__Given material__.
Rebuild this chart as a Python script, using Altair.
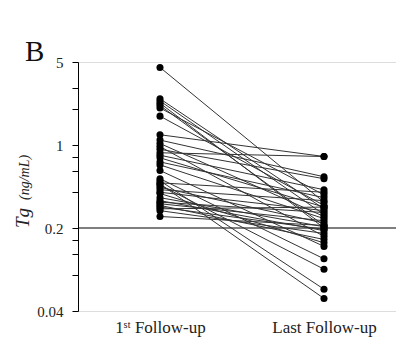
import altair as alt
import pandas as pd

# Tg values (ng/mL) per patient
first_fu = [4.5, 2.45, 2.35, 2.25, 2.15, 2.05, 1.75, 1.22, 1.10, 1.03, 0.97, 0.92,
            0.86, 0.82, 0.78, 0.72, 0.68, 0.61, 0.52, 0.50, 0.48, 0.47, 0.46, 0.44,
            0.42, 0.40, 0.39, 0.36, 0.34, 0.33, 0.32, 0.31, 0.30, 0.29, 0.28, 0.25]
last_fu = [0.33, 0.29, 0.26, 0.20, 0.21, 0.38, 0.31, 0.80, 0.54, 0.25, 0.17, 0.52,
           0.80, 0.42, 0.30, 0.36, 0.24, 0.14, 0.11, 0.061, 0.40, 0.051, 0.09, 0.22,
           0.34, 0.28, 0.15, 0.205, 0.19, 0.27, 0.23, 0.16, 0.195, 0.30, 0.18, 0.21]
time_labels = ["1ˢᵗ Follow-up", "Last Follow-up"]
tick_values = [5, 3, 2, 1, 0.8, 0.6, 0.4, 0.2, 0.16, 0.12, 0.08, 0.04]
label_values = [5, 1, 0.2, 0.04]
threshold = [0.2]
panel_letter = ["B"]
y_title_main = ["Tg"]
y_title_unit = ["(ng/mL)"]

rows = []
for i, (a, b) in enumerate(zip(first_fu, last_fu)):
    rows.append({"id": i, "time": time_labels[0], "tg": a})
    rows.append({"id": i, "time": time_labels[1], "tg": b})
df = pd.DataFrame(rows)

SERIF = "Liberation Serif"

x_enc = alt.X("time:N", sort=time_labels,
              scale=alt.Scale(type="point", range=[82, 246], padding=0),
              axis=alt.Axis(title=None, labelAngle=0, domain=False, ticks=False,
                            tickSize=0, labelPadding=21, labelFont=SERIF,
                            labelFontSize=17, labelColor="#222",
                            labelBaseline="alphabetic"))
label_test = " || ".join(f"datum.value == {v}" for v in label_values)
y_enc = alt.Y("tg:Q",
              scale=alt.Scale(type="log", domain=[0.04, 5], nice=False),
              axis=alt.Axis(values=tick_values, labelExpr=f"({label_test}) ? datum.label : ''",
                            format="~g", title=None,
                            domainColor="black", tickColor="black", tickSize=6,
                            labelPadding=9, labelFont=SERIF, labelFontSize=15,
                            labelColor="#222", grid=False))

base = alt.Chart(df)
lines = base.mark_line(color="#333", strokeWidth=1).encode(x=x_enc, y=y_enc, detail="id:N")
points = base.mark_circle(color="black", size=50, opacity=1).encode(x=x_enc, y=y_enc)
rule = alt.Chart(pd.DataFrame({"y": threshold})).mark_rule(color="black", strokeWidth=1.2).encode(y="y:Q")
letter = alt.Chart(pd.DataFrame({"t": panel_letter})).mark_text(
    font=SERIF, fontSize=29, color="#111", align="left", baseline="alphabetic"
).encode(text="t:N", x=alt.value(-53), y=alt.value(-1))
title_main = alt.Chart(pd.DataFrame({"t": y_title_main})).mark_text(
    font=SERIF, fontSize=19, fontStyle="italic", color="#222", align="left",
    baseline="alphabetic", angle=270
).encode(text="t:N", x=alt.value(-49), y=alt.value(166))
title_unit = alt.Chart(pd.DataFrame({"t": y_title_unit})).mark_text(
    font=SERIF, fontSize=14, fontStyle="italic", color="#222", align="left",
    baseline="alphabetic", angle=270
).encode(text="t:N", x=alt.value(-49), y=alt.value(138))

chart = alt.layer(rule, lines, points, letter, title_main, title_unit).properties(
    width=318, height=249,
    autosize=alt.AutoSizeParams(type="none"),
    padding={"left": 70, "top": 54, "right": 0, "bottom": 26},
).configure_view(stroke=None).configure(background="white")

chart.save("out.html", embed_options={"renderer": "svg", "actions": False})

__Task brief__. Every line above should be returned exactly; the pictures stay out.

__The response__.
Rebuild this chart as a Python script, using Altair.
import altair as alt
import pandas as pd

# Tg values (ng/mL) per patient
first_fu = [4.5, 2.45, 2.35, 2.25, 2.15, 2.05, 1.75, 1.22, 1.10, 1.03, 0.97, 0.92,
            0.86, 0.82, 0.78, 0.72, 0.68, 0.61, 0.52, 0.50, 0.48, 0.47, 0.46, 0.44,
            0.42, 0.40, 0.39, 0.36, 0.34, 0.33, 0.32, 0.31, 0.30, 0.29, 0.28, 0.25]
last_fu = [0.33, 0.29, 0.26, 0.20, 0.21, 0.38, 0.31, 0.80, 0.54, 0.25, 0.17, 0.52,
           0.80, 0.42, 0.30, 0.36, 0.24, 0.14, 0.11, 0.061, 0.40, 0.051, 0.09, 0.22,
           0.34, 0.28, 0.15, 0.205, 0.19, 0.27, 0.23, 0.16, 0.195, 0.30, 0.18, 0.21]
time_labels = ["1ˢᵗ Follow-up", "Last Follow-up"]
tick_values = [5, 3, 2, 1, 0.8, 0.6, 0.4, 0.2, 0.16, 0.12, 0.08, 0.04]
label_values = [5, 1, 0.2, 0.04]
threshold = [0.2]
panel_letter = ["B"]
y_title_main = ["Tg"]
y_title_unit = ["(ng/mL)"]

rows = []
for i, (a, b) in enumerate(zip(first_fu, last_fu)):
    rows.append({"id": i, "time": time_labels[0], "tg": a})
    rows.append({"id": i, "time": time_labels[1], "tg": b})
df = pd.DataFrame(rows)

SERIF = "Liberation Serif"

x_enc = alt.X("time:N", sort=time_labels,
              scale=alt.Scale(type="point", range=[82, 246], padding=0),
              axis=alt.Axis(title=None, labelAngle=0, domain=False, ticks=False,
                            tickSize=0, labelPadding=21, labelFont=SERIF,
                            labelFontSize=17, labelColor="#222",
                            labelBaseline="alphabetic"))
label_test = " || ".join(f"datum.value == {v}" for v in label_values)
y_enc = alt.Y("tg:Q",
              scale=alt.Scale(type="log", domain=[0.04, 5], nice=False),
              axis=alt.Axis(values=tick_values, labelExpr=f"({label_test}) ? datum.label : ''",
                            format="~g", title=None,
                            domainColor="black", tickColor="black", tickSize=6,
                            labelPadding=9, labelFont=SERIF, labelFontSize=15,
                            labelColor="#222", grid=False))

base = alt.Chart(df)
lines = base.mark_line(color="#333", strokeWidth=1).encode(x=x_enc, y=y_enc, detail="id:N")
points = base.mark_circle(color="black", size=50, opacity=1).encode(x=x_enc, y=y_enc)
rule = alt.Chart(pd.DataFrame({"y": threshold})).mark_rule(color="black", strokeWidth=1.2).encode(y="y:Q")
letter = alt.Chart(pd.DataFrame({"t": panel_letter})).mark_text(
    font=SERIF, fontSize=29, color="#111", align="left", baseline="alphabetic"
).encode(text="t:N", x=alt.value(-53), y=alt.value(-1))
title_main = alt.Chart(pd.DataFrame({"t": y_title_main})).mark_text(
    font=SERIF, fontSize=19, fontStyle="italic", color="#222", align="left",
    baseline="alphabetic", angle=270
).encode(text="t:N", x=alt.value(-49), y=alt.value(166))
title_unit = alt.Chart(pd.DataFrame({"t": y_title_unit})).mark_text(
    font=SERIF, fontSize=14, fontStyle="italic", color="#222", align="left",
    baseline="alphabetic", angle=270
).encode(text="t:N", x=alt.value(-49), y=alt.value(138))

chart = alt.layer(rule, lines, points, letter, title_main, title_unit).properties(
    width=318, height=249,
    autosize=alt.AutoSizeParams(type="none"),
    padding={"left": 70, "top": 54, "right": 0, "bottom": 26},
).configure_view(stroke=None).configure(background="white")

chart.save("out.html", embed_options={"renderer": "svg", "actions": False})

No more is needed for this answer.